Divine Curls discussed topics on natural hair, including: why to go natural, how to care for natural hair and achieving your natural hair goals. If you missed the conference or would like to review the presentation again, contact us at firstname.lastname@example.org
Deutsche Welle was present and captured our thoughts about the natural hair movement. Check it out here.
Sarah Bomkarpe (pictured to the left), the event co-founder and editor in chief of Sonne Magazine, carried out her vision in joining women from around Germany to empower and celebrate each other.
The event kicked-off with Norisha Campbell, an African-American singer, daring us to move out of our comfort zone and to find that confidence to overcome obstacles that we would normally fear.
Dr. Pierrette Herzberger-Fofana (pictured to the right), a politician with Germany's Green Party, was the keynote speaker and shared her challenges on being the only Black women in politics and the obstacles she faced with her own party members. Dr. Herzberger-Fofana plans to run in the upcoming September 2017 elections and positively stated, “By 2024, I want to see at least five African women in the German parliament, the Bundestag. I think it is doable.”

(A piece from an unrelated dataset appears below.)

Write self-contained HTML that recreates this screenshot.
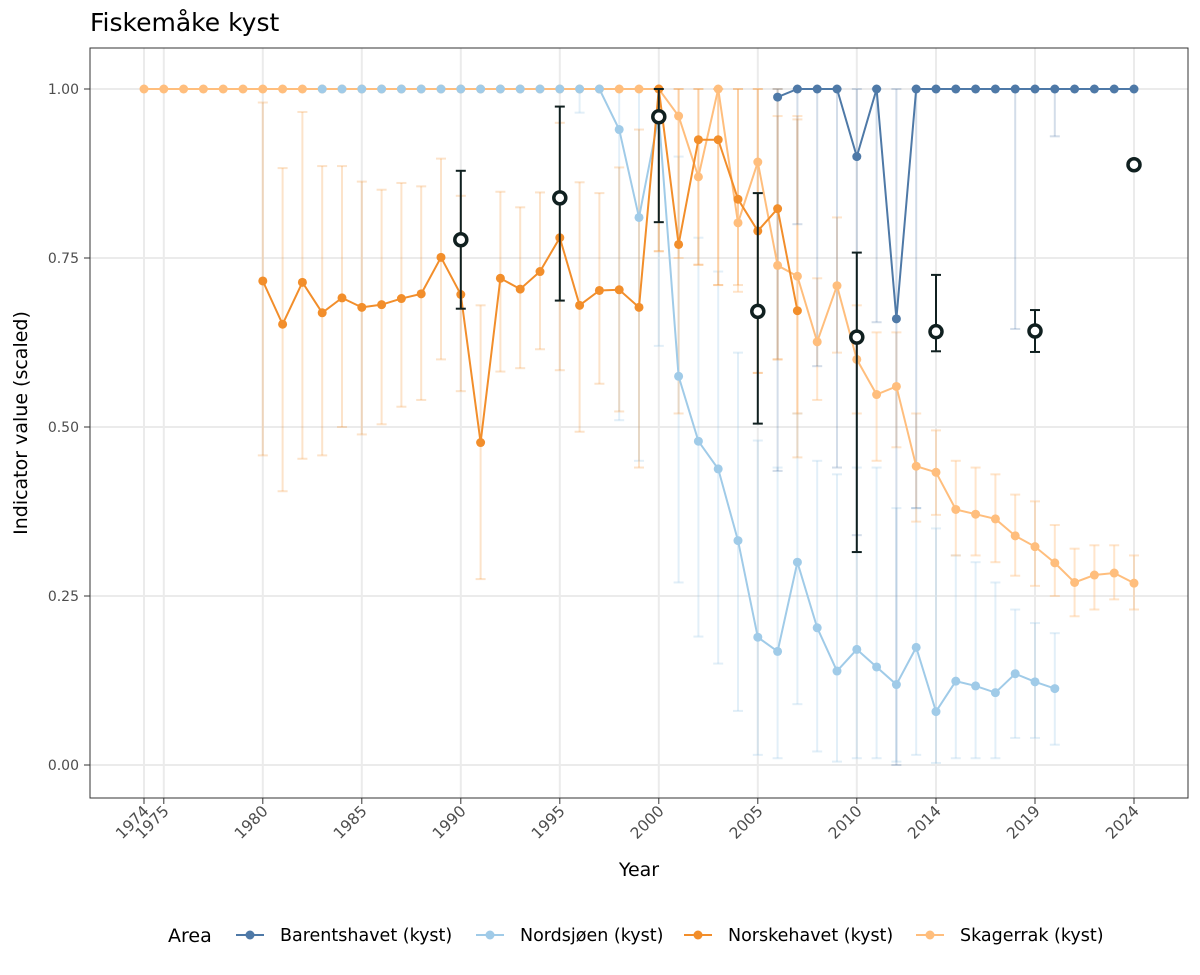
<!DOCTYPE html>
<html><head><meta charset="utf-8"><style>
body{margin:0;background:#fff;}
svg{display:block;font-family:"DejaVu Sans","Liberation Sans",sans-serif;}
</style></head><body>
<svg id="s" width="1200" height="975" xmlns="http://www.w3.org/2000/svg"></svg>
<script>
const s=document.getElementById('s');
let h='';
const X=y=>144+(y-1974)*19.8, Y=v=>765-v*676;
h+='<text x="90" y="31" font-size="25" fill="#000">Fiskemåke kyst</text>';
[0,0.25,0.5,0.75,1].forEach(v=>{h+=`<line x1="90" x2="1188" y1="${Y(v)}" y2="${Y(v)}" stroke="#ebebeb" stroke-width="2"/>`;
h+=`<text x="79" y="${Y(v)+5}" font-size="14" fill="#4d4d4d" text-anchor="end">${v.toFixed(2)}</text>`;
h+=`<line x1="84" x2="90" y1="${Y(v)}" y2="${Y(v)}" stroke="#333"/>`;});
const ticks=[1974,1975,1980,1985,1990,1995,2000,2005,2010,2014,2019,2024];
ticks.forEach(t=>{h+=`<line x1="${X(t)}" x2="${X(t)}" y1="48" y2="798" stroke="#ebebeb" stroke-width="2"/>`;
h+=`<line x1="${X(t)}" x2="${X(t)}" y1="798" y2="804" stroke="#333"/>`;
h+=`<text transform="translate(${X(t)+6},812) rotate(-45)" font-size="15.5" fill="#4d4d4d" text-anchor="end">${t}</text>`;});
function series(col,pts,errs,eo){
  errs.forEach(([y,lo,hi])=>{const x=X(y);h+=`<g stroke="${col}" stroke-opacity="${eo}" stroke-width="2"><line x1="${x}" x2="${x}" y1="${Y(lo)}" y2="${Y(hi)}"/><line x1="${x-5}" x2="${x+5}" y1="${Y(lo)}" y2="${Y(lo)}"/><line x1="${x-5}" x2="${x+5}" y1="${Y(hi)}" y2="${Y(hi)}"/></g>`;});
  return [()=>{h+=`<polyline fill="none" stroke="${col}" stroke-width="2" points="${pts.map(p=>X(p[0])+','+Y(p[1])).join(' ')}"/>`;},
  ()=>{pts.forEach(p=>h+=`<circle cx="${X(p[0])}" cy="${Y(p[1])}" r="4.5" fill="${col}"/>`);}];
}
const sk=[];for(let y=1974;y<=1999;y++)sk.push([y,1]);
[[2000,1],[2001,.96],[2002,.87],[2003,1],[2004,.802],[2005,.892],[2006,.739],[2007,.723],[2008,.626],[2009,.709],[2010,.60],[2011,.548],[2012,.56],[2013,.442],[2014,.433],[2015,.378],[2016,.371],[2017,.364],[2018,.339],[2019,.323],[2020,.299],[2021,.27],[2022,.281],[2023,.284],[2024,.269]].forEach(p=>sk.push(p));
const skE=[[2000,.76,1],[2001,.75,1],[2002,.74,1],[2003,.71,1],[2004,.70,1],[2005,.58,1],[2006,.60,.96],[2007,.52,.96],[2008,.54,.72],[2009,.61,.81],[2010,.52,.68],[2011,.45,.64],[2012,.47,.64],[2013,.36,.52],[2014,.37,.495],[2015,.31,.45],[2016,.31,.44],[2017,.30,.43],[2018,.28,.40],[2019,.265,.39],[2020,.25,.355],[2021,.22,.32],[2022,.23,.325],[2023,.245,.325],[2024,.23,.31]];
const ns=[];for(let y=1983;y<=1997;y++)ns.push([y,1]);
[[1998,.94],[1999,.81],[2000,.96],[2001,.575],[2002,.479],[2003,.438],[2004,.332],[2005,.189],[2006,.168],[2007,.3],[2008,.203],[2009,.139],[2010,.171],[2011,.145],[2012,.119],[2013,.174],[2014,.079],[2015,.124],[2016,.117],[2017,.107],[2018,.135],[2019,.123],[2020,.113]].forEach(p=>ns.push(p));
const nsE=[[1996,.965,1],[1998,.51,1],[1999,.45,1],[2000,.62,1],[2001,.27,.9],[2002,.19,.78],[2003,.15,.73],[2004,.08,.61],[2005,.015,.48],[2006,.01,.44],[2007,.09,.52],[2008,.02,.45],[2009,.005,.43],[2010,.01,.44],[2011,.01,.44],[2012,.005,.38],[2013,.015,.38],[2014,.003,.35],[2015,.01,.31],[2016,.01,.30],[2017,.01,.27],[2018,.04,.23],[2019,.04,.21],[2020,.03,.195]];
const nh=[[1980,.716],[1981,.652],[1982,.714],[1983,.669],[1984,.691],[1985,.677],[1986,.681],[1987,.690],[1988,.697],[1989,.751],[1990,.696],[1991,.477],[1992,.720],[1993,.704],[1994,.730],[1995,.780],[1996,.680],[1997,.702],[1998,.703],[1999,.677],[2000,1],[2001,.77],[2002,.925],[2003,.925],[2004,.837],[2005,.79],[2006,.823],[2007,.672]];
const nhE=[[1980,.458,.98],[1981,.405,.883],[1982,.453,.966],[1983,.458,.886],[1984,.5,.886],[1985,.489,.863],[1986,.504,.851],[1987,.53,.861],[1988,.54,.856],[1989,.6,.897],[1990,.553,.842],[1991,.275,.68],[1992,.582,.848],[1993,.587,.825],[1994,.615,.847],[1995,.584,.95],[1996,.493,.862],[1997,.564,.846],[1998,.523,.884],[1999,.44,.94],[2000,.76,1],[2001,.52,1],[2002,.74,1],[2003,.71,1],[2004,.71,1],[2005,.58,1],[2006,.60,1],[2007,.455,.955]];
const bh=[[2006,.988],[2007,1],[2008,1],[2009,1],[2010,.9],[2011,1],[2012,.66]];for(let y=2013;y<=2024;y++)bh.push([y,1]);
const bhE=[[2006,.435,1],[2007,.8,1],[2008,.59,1],[2009,.44,1],[2010,.34,1],[2011,.655,1],[2012,0,1],[2013,.38,1],[2018,.645,1],[2020,.93,1]];
const d1=series('#a0cbe8',ns,nsE,.3), d2=series('#ffbe7d',sk,skE,.4), d3=series('#f28e2b',nh,nhE,.25), d4=series('#4e79a7',bh,bhE,.25);
d1[0]();d2[0]();d3[0]();d4[0]();
d2[1]();d1[1]();d3[1]();d4[1]();
[[1990,.777,.675,.879],[1995,.839,.687,.974],[2000,.959,.803,1.0],[2005,.671,.505,.846],[2010,.633,.315,.758],[2014,.641,.612,.725],[2019,.642,.611,.673]].forEach(([y,v,lo,hi])=>{const x=X(y);
h+=`<g stroke="#102020" stroke-width="2"><line x1="${x}" x2="${x}" y1="${Y(lo)}" y2="${Y(hi)}"/><line x1="${x-5}" x2="${x+5}" y1="${Y(lo)}" y2="${Y(lo)}"/><line x1="${x-5}" x2="${x+5}" y1="${Y(hi)}" y2="${Y(hi)}"/></g>`;});
[[1990,.777],[1995,.839],[2000,.959],[2005,.671],[2010,.633],[2014,.641],[2019,.642],[2024,.888]].forEach(([y,v])=>h+=`<circle cx="${X(y)}" cy="${Y(v)}" r="6" fill="#fff" stroke="#102020" stroke-width="3.5"/>`);
h+='<rect x="90" y="48" width="1098" height="750" fill="none" stroke="#333" stroke-width="1"/>';
h+='<text x="639" y="876" font-size="19" text-anchor="middle">Year</text>';
h+='<text transform="translate(27,423) rotate(-90)" font-size="19" text-anchor="middle">Indicator value (scaled)</text>';
h+='<text x="168" y="942" font-size="19">Area</text>';
[[236,'#4e79a7','Barentshavet (kyst)'],[476,'#a0cbe8','Nordsjøen (kyst)'],[684,'#f28e2b','Norskehavet (kyst)'],[916,'#ffbe7d','Skagerrak (kyst)']].forEach(([x,c,t])=>{
h+=`<line x1="${x}" x2="${x+28}" y1="935" y2="935" stroke="${c}" stroke-width="2"/><circle cx="${x+14}" cy="935" r="4.5" fill="${c}"/><text x="${x+44}" y="941" font-size="17.5">${t}</text>`;});
s.innerHTML=h;
</script>
</body></html>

A very interactive and engaging podium discussion included several outstanding women. Edith Otiende-Lawani (pictured below), who is a Munich-based lawyer, challenged the crowd to only focus on their plan A – and only plan A - and to not settle for their plan B. “What I wanted to do was law. For me it was either I study law or I don't study anything at all. That's why I said I only have plan A without the option of B, because it made me fight for that A. I wanted to stay here but only on the condition that I achieved what I wanted to achieve.”
"African women see their color as a disadvantage," said Caroline Kouegoua, a nuclear engineer originally from Cameroon and now residing in Munich. "I don't think about my color, I think about my work. My work has to be good, no matter if I am black or white or if I am a woman or a man," she stated.
Stay tuned for the second annual Moving Women Empowerment Conference and other motivational events within Munich.
Photos courtesy of Deutsche Welle.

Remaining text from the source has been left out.